# Documentation for nursing home visits



## mlittle17@hotmail.com (Feb 24, 2015)

I have a provider who says that all he has to furnish for billing nursing home visits is the patient name and the date he was there and that I should just "bill the same as last time."  I believe that the billing document should contain name, birthdate, level of service and diagnoses before it is legitimate to bill.  Does anyone else have this problem?


----------



## Pam Brooks (Feb 24, 2015)

You can't bill the visit unless you see the documentation.  (not documented not done).  Arrange with the nursing home to get a copy to you, because a copy should be located within the patient's record at your office, anyway. 

I would never code based off a billing tool, without seeing an actual note.
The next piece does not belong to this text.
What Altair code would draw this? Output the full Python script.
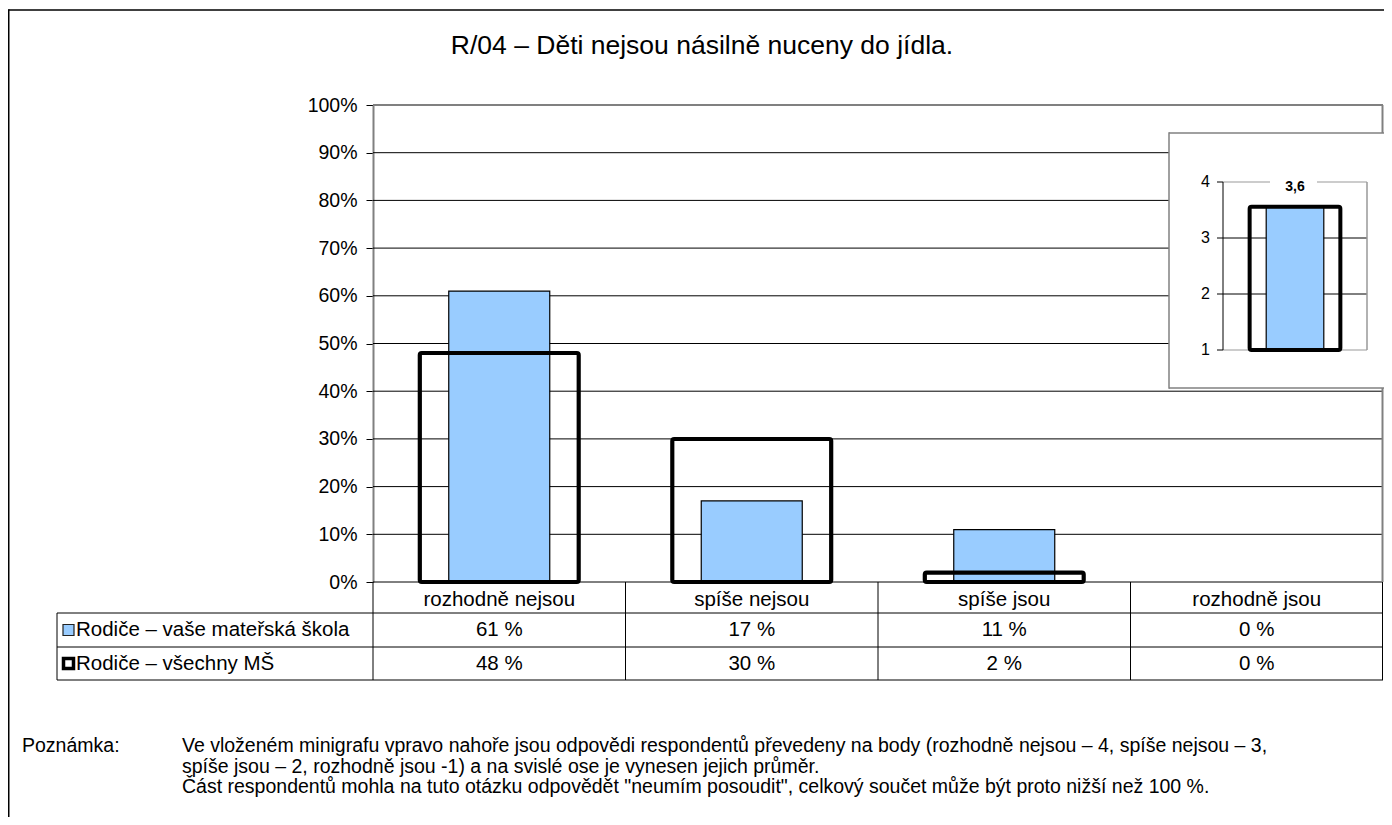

And no, this is not allowed in my organization.  They have to provide the documentation or it doesn't get billed out.


----------



## mlittle17@hotmail.com (Feb 24, 2015)

Thanks, Pam.  I have some documentation from the nursing home but it is only a hand-written notation in the chart which is inadequate as there is no format and all the elements are not there.  It is also illegible.


----------



## suemt (Mar 27, 2015)

Someone must be giving nursing home doctors bad advice, because I've seen the same thing a few times in the past several months!  If you come across any documentation or other information about which types of services are billable by the physician in a nursing home setting, please share!


----------



## LadyLon (Apr 20, 2017)

*How to bill a nursing home visit*

My doctor has seen a patient before at a previous facility, who has moved to a different facility and this is the initial visit at the current facility.  Can he bill this as a new patient?  My next question is he has seen "Sally" in the ICF level of care but she is now on the skilled unit and he is seeing her for the initial visit to the SNF unit.  Is this a new problem to his established patient or is she a new patient because the SNF is billed as a different POS.  Thanks for any help you can give me!

Malonne Jacobi


----------